━━ PROVIDED DATA
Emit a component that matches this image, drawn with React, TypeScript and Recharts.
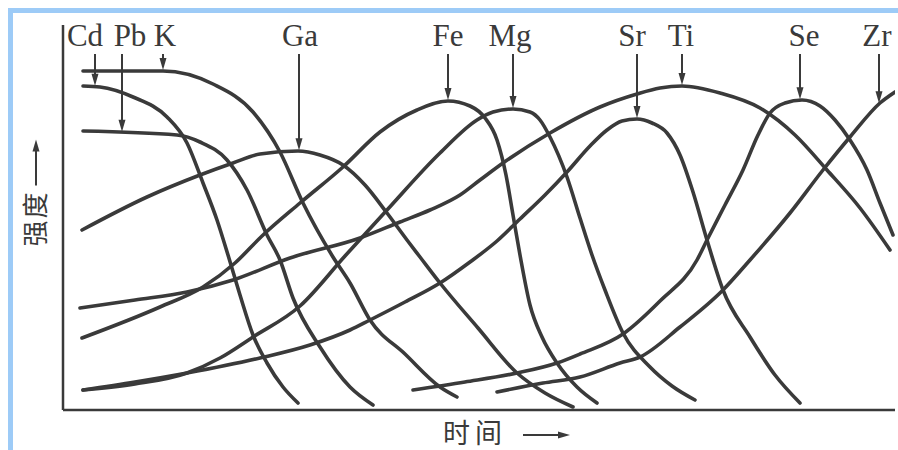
import { LineChart, Line, XAxis, YAxis, ReferenceLine, ReferenceDot, Label } from "recharts";

// Elution profiles: t = time along the run, v = signal intensity (arbitrary units)
const ELEMENTS = ["Cd", "Pb", "K", "Ga", "Fe", "Mg", "Sr", "Ti", "Se", "Zr"];

const CD = [[20, 324], [37, 323], [70, 313], [104, 293], [124, 267], [140, 227], [154, 190], [165, 155], [177, 115], [190, 75], [204, 47], [220, 23], [235, 7]];
const PB = [[20, 279], [114, 275], [137, 268], [164, 250], [184, 220], [204, 175], [217, 150], [230, 112], [257, 63], [287, 23], [310, 5]];
const K = [[20, 339], [100, 339], [150, 326], [190, 298], [217, 258], [240, 207], [270, 153], [287, 127], [307, 90], [342, 56], [377, 23], [394, 13]];
const GA = [[19, 180], [84, 213], [137, 235], [170, 247], [197, 256], [235, 259], [257, 255], [280, 245], [302, 225], [324, 197], [344, 170], [357, 153], [377, 127], [415, 82], [454, 37], [482, 17], [510, 3]];
const FE = [[19, 72], [97, 103], [140, 123], [172, 147], [199, 174], [237, 207], [280, 243], [317, 278], [354, 300], [385, 309], [407, 304], [422, 292], [434, 270], [443, 235], [450, 195], [457, 155], [467, 105], [479, 73], [494, 47], [514, 23], [534, 7]];
const MG = [[20, 20], [72, 26], [124, 37], [157, 52], [190, 73], [237, 104], [282, 154], [324, 200], [377, 257], [414, 290], [430, 298], [450, 301], [467, 298], [477, 290], [487, 273], [504, 233], [517, 192], [529, 155], [542, 120], [560, 77], [587, 43], [609, 24], [632, 10]];
const SR = [[20, 20], [72, 28], [124, 37], [197, 52], [247, 65], [287, 80], [307, 90], [342, 108], [377, 127], [407, 148], [434, 169], [457, 191], [482, 215], [504, 238], [527, 264], [544, 280], [559, 289], [574, 291], [589, 287], [604, 277], [617, 255], [630, 218], [644, 170], [660, 120], [687, 73], [712, 35], [737, 7]];
const TI = [[17, 102], [72, 110], [124, 118], [170, 130], [227, 152], [297, 172], [337, 188], [367, 200], [397, 215], [417, 230], [440, 247], [487, 277], [537, 303], [574, 316], [597, 322], [619, 324], [657, 317], [697, 302], [732, 275], [764, 240], [797, 202], [827, 160]];
const SE = [[350, 20], [402, 28], [454, 37], [494, 47], [517, 56], [560, 76], [597, 109], [634, 150], [644, 170], [662, 205], [680, 240], [695, 275], [707, 297], [722, 307], [739, 310], [757, 304], [772, 290], [787, 270], [804, 240], [817, 207], [830, 175]];
const ZR = [[434, 18], [480, 27], [517, 33], [557, 47], [577, 53], [617, 83], [660, 120], [687, 150], [727, 197], [760, 240], [787, 273], [817, 307], [832, 318]];

const CURVES = [CD, PB, K, GA, FE, MG, SR, TI, SE, ZR];

// where each pointer arrow hits its curve, and where its name sits
const ARROW_T = [32, 59, 100, 236, 385, 450, 574, 619, 737, 816];
const LABEL_T = [22, 67, 102, 237, 385, 447, 569, 618, 741, 814];
const ARROW_TOP = 356;
const LABEL_V = 364;

const T_MAX = 832;
const V_MAX = 385;

const INK = "#3a3a3a";
const FRAME = "#9dcbf7";
const SERIF = "'Liberation Serif', 'Times New Roman', serif";
const CJK = "'Noto Sans CJK SC', sans-serif";

const toRows = (pts: number[][]) => pts.map(([t, v]) => ({ t, v }));

// linear lookup so arrow tips land on the drawn curve
function valueAt(pts: number[][], t: number) {
  if (t <= pts[0][0]) return pts[0][1];
  for (let i = 1; i < pts.length; i++) {
    const [t0, v0] = pts[i - 1];
    const [t1, v1] = pts[i];
    if (t <= t1) return v0 + ((v1 - v0) * (t - t0)) / (t1 - t0);
  }
  return pts[pts.length - 1][1];
}

function Arrowhead(props: any) {
  const { cx, cy } = props;
  return <path d={`M${cx},${cy} L${cx - 3.5},${cy - 12} L${cx + 3.5},${cy - 12} Z`} fill={INK} />;
}

function IntensityTitle(props: any) {
  const { x, y, height } = props.viewBox;
  const cx = x - 30;
  const cy = y + height / 2 + 1;
  return (
    <g>
      <text
        transform={`translate(${cx},${cy}) rotate(-90)`}
        textAnchor="middle"
        dominantBaseline="central"
        fontFamily={CJK}
        fontSize={26}
        letterSpacing={2}
        fill={INK}
      >
        强度
      </text>
      <line x1={cx + 3} y1={cy - 33} x2={cx + 3} y2={cy - 70} stroke={INK} strokeWidth={2} />
      <path d={`M${cx + 3},${cy - 79} l-3.5,12 l7,0 Z`} fill={INK} />
    </g>
  );
}

function TimeTitle(props: any) {
  const { x, y } = props.viewBox;
  const left = x + 380;
  const base = y + 33;
  return (
    <g>
      <text x={left} y={base} fontFamily={CJK} fontSize={27} letterSpacing={5} fill={INK}>
        时间
      </text>
      <line x1={left + 80} y1={base - 8} x2={left + 118} y2={base - 8} stroke={INK} strokeWidth={2} />
      <path d={`M${left + 127},${base - 8} l-12,-3.5 l0,7 Z`} fill={INK} />
    </g>
  );
}

export default function App() {
  return (
    <div style={{ position: "absolute", left: 0, top: 0, width: 898, height: 450, background: "#fff" }}>
      <div
        style={{
          position: "absolute",
          left: 8,
          top: 8,
          right: 0,
          bottom: 0,
          borderLeft: `5px solid ${FRAME}`,
          borderTop: `5px solid ${FRAME}`,
        }}
      />
      <div style={{ position: "absolute", left: 0, top: 0 }}>
        <LineChart width={898} height={450} margin={{ top: 25, right: 3, bottom: 40, left: 63 }}>
          <XAxis type="number" dataKey="t" domain={[0, T_MAX]} hide allowDataOverflow />
          <YAxis type="number" domain={[0, V_MAX]} hide allowDataOverflow />
          {/* axis frame with its titles */}
          <ReferenceLine x={0} stroke={INK} strokeWidth={2.5}>
            <Label content={IntensityTitle} />
          </ReferenceLine>
          <ReferenceLine y={0} stroke={INK} strokeWidth={2.5}>
            <Label content={TimeTitle} />
          </ReferenceLine>
          {CURVES.map((pts, i) => (
            <Line
              key={ELEMENTS[i]}
              data={toRows(pts)}
              dataKey="v"
              name={ELEMENTS[i]}
              type="monotone"
              stroke={INK}
              strokeWidth={3.6}
              strokeLinecap="round"
              dot={false}
              activeDot={false}
              isAnimationActive={false}
            />
          ))}
          {CURVES.map((pts, i) => {
            const tip = valueAt(pts, ARROW_T[i]);
            return (
              <ReferenceLine
                key={`shaft-${ELEMENTS[i]}`}
                segment={[
                  { x: ARROW_T[i], y: ARROW_TOP },
                  { x: ARROW_T[i], y: tip + 8 },
                ]}
                stroke={INK}
                strokeWidth={2}
              />
            );
          })}
          {CURVES.map((pts, i) => (
            <ReferenceDot
              key={`head-${ELEMENTS[i]}`}
              x={ARROW_T[i]}
              y={valueAt(pts, ARROW_T[i]) + 1}
              shape={Arrowhead}
            />
          ))}
          {ELEMENTS.map((el, i) => (
            <ReferenceDot
              key={`name-${el}`}
              x={LABEL_T[i]}
              y={LABEL_V}
              shape={(p: any) => (
                <text x={p.cx} y={p.cy} textAnchor="middle" fontFamily={SERIF} fontSize={31} fill={INK}>
                  {el}
                </text>
              )}
            />
          ))}
        </LineChart>
      </div>
    </div>
  );
}
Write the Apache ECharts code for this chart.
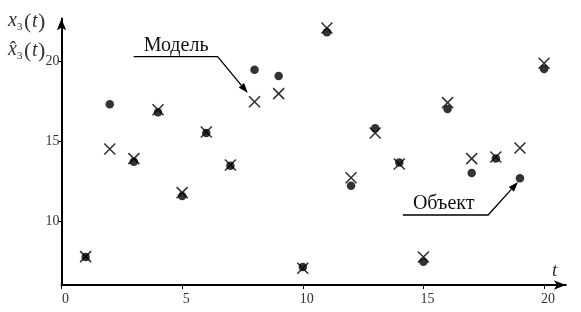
━━━━
- WORK TO BE COMPLETED
Pictures are excluded; repeat every record exactly.

- EXERCISE RESPONSE
Emit a component that matches this image, drawn with React, TypeScript and Recharts.
import { LineChart, Line, XAxis, YAxis, ReferenceLine, ReferenceDot, Label } from "recharts";

// Elution profiles: t = time along the run, v = signal intensity (arbitrary units)
const ELEMENTS = ["Cd", "Pb", "K", "Ga", "Fe", "Mg", "Sr", "Ti", "Se", "Zr"];

const CD = [[20, 324], [37, 323], [70, 313], [104, 293], [124, 267], [140, 227], [154, 190], [165, 155], [177, 115], [190, 75], [204, 47], [220, 23], [235, 7]];
const PB = [[20, 279], [114, 275], [137, 268], [164, 250], [184, 220], [204, 175], [217, 150], [230, 112], [257, 63], [287, 23], [310, 5]];
const K = [[20, 339], [100, 339], [150, 326], [190, 298], [217, 258], [240, 207], [270, 153], [287, 127], [307, 90], [342, 56], [377, 23], [394, 13]];
const GA = [[19, 180], [84, 213], [137, 235], [170, 247], [197, 256], [235, 259], [257, 255], [280, 245], [302, 225], [324, 197], [344, 170], [357, 153], [377, 127], [415, 82], [454, 37], [482, 17], [510, 3]];
const FE = [[19, 72], [97, 103], [140, 123], [172, 147], [199, 174], [237, 207], [280, 243], [317, 278], [354, 300], [385, 309], [407, 304], [422, 292], [434, 270], [443, 235], [450, 195], [457, 155], [467, 105], [479, 73], [494, 47], [514, 23], [534, 7]];
const MG = [[20, 20], [72, 26], [124, 37], [157, 52], [190, 73], [237, 104], [282, 154], [324, 200], [377, 257], [414, 290], [430, 298], [450, 301], [467, 298], [477, 290], [487, 273], [504, 233], [517, 192], [529, 155], [542, 120], [560, 77], [587, 43], [609, 24], [632, 10]];
const SR = [[20, 20], [72, 28], [124, 37], [197, 52], [247, 65], [287, 80], [307, 90], [342, 108], [377, 127], [407, 148], [434, 169], [457, 191], [482, 215], [504, 238], [527, 264], [544, 280], [559, 289], [574, 291], [589, 287], [604, 277], [617, 255], [630, 218], [644, 170], [660, 120], [687, 73], [712, 35], [737, 7]];
const TI = [[17, 102], [72, 110], [124, 118], [170, 130], [227, 152], [297, 172], [337, 188], [367, 200], [397, 215], [417, 230], [440, 247], [487, 277], [537, 303], [574, 316], [597, 322], [619, 324], [657, 317], [697, 302], [732, 275], [764, 240], [797, 202], [827, 160]];
const SE = [[350, 20], [402, 28], [454, 37], [494, 47], [517, 56], [560, 76], [597, 109], [634, 150], [644, 170], [662, 205], [680, 240], [695, 275], [707, 297], [722, 307], [739, 310], [757, 304], [772, 290], [787, 270], [804, 240], [817, 207], [830, 175]];
const ZR = [[434, 18], [480, 27], [517, 33], [557, 47], [577, 53], [617, 83], [660, 120], [687, 150], [727, 197], [760, 240], [787, 273], [817, 307], [832, 318]];

const CURVES = [CD, PB, K, GA, FE, MG, SR, TI, SE, ZR];

// where each pointer arrow hits its curve, and where its name sits
const ARROW_T = [32, 59, 100, 236, 385, 450, 574, 619, 737, 816];
const LABEL_T = [22, 67, 102, 237, 385, 447, 569, 618, 741, 814];
const ARROW_TOP = 356;
const LABEL_V = 364;

const T_MAX = 832;
const V_MAX = 385;

const INK = "#3a3a3a";
const FRAME = "#9dcbf7";
const SERIF = "'Liberation Serif', 'Times New Roman', serif";
const CJK = "'Noto Sans CJK SC', sans-serif";

const toRows = (pts: number[][]) => pts.map(([t, v]) => ({ t, v }));

// linear lookup so arrow tips land on the drawn curve
function valueAt(pts: number[][], t: number) {
  if (t <= pts[0][0]) return pts[0][1];
  for (let i = 1; i < pts.length; i++) {
    const [t0, v0] = pts[i - 1];
    const [t1, v1] = pts[i];
    if (t <= t1) return v0 + ((v1 - v0) * (t - t0)) / (t1 - t0);
  }
  return pts[pts.length - 1][1];
}

function Arrowhead(props: any) {
  const { cx, cy } = props;
  return <path d={`M${cx},${cy} L${cx - 3.5},${cy - 12} L${cx + 3.5},${cy - 12} Z`} fill={INK} />;
}

function IntensityTitle(props: any) {
  const { x, y, height } = props.viewBox;
  const cx = x - 30;
  const cy = y + height / 2 + 1;
  return (
    <g>
      <text
        transform={`translate(${cx},${cy}) rotate(-90)`}
        textAnchor="middle"
        dominantBaseline="central"
        fontFamily={CJK}
        fontSize={26}
        letterSpacing={2}
        fill={INK}
      >
        强度
      </text>
      <line x1={cx + 3} y1={cy - 33} x2={cx + 3} y2={cy - 70} stroke={INK} strokeWidth={2} />
      <path d={`M${cx + 3},${cy - 79} l-3.5,12 l7,0 Z`} fill={INK} />
    </g>
  );
}

function TimeTitle(props: any) {
  const { x, y } = props.viewBox;
  const left = x + 380;
  const base = y + 33;
  return (
    <g>
      <text x={left} y={base} fontFamily={CJK} fontSize={27} letterSpacing={5} fill={INK}>
        时间
      </text>
      <line x1={left + 80} y1={base - 8} x2={left + 118} y2={base - 8} stroke={INK} strokeWidth={2} />
      <path d={`M${left + 127},${base - 8} l-12,-3.5 l0,7 Z`} fill={INK} />
    </g>
  );
}

export default function App() {
  return (
    <div style={{ position: "absolute", left: 0, top: 0, width: 898, height: 450, background: "#fff" }}>
      <div
        style={{
          position: "absolute",
          left: 8,
          top: 8,
          right: 0,
          bottom: 0,
          borderLeft: `5px solid ${FRAME}`,
          borderTop: `5px solid ${FRAME}`,
        }}
      />
      <div style={{ position: "absolute", left: 0, top: 0 }}>
        <LineChart width={898} height={450} margin={{ top: 25, right: 3, bottom: 40, left: 63 }}>
          <XAxis type="number" dataKey="t" domain={[0, T_MAX]} hide allowDataOverflow />
          <YAxis type="number" domain={[0, V_MAX]} hide allowDataOverflow />
          {/* axis frame with its titles */}
          <ReferenceLine x={0} stroke={INK} strokeWidth={2.5}>
            <Label content={IntensityTitle} />
          </ReferenceLine>
          <ReferenceLine y={0} stroke={INK} strokeWidth={2.5}>
            <Label content={TimeTitle} />
          </ReferenceLine>
          {CURVES.map((pts, i) => (
            <Line
              key={ELEMENTS[i]}
              data={toRows(pts)}
              dataKey="v"
              name={ELEMENTS[i]}
              type="monotone"
              stroke={INK}
              strokeWidth={3.6}
              strokeLinecap="round"
              dot={false}
              activeDot={false}
              isAnimationActive={false}
            />
          ))}
          {CURVES.map((pts, i) => {
            const tip = valueAt(pts, ARROW_T[i]);
            return (
              <ReferenceLine
                key={`shaft-${ELEMENTS[i]}`}
                segment={[
                  { x: ARROW_T[i], y: ARROW_TOP },
                  { x: ARROW_T[i], y: tip + 8 },
                ]}
                stroke={INK}
                strokeWidth={2}
              />
            );
          })}
          {CURVES.map((pts, i) => (
            <ReferenceDot
              key={`head-${ELEMENTS[i]}`}
              x={ARROW_T[i]}
              y={valueAt(pts, ARROW_T[i]) + 1}
              shape={Arrowhead}
            />
          ))}
          {ELEMENTS.map((el, i) => (
            <ReferenceDot
              key={`name-${el}`}
              x={LABEL_T[i]}
              y={LABEL_V}
              shape={(p: any) => (
                <text x={p.cx} y={p.cy} textAnchor="middle" fontFamily={SERIF} fontSize={31} fill={INK}>
                  {el}
                </text>
              )}
            />
          ))}
        </LineChart>
      </div>
    </div>
  );
}
Write the Apache ECharts code for this chart.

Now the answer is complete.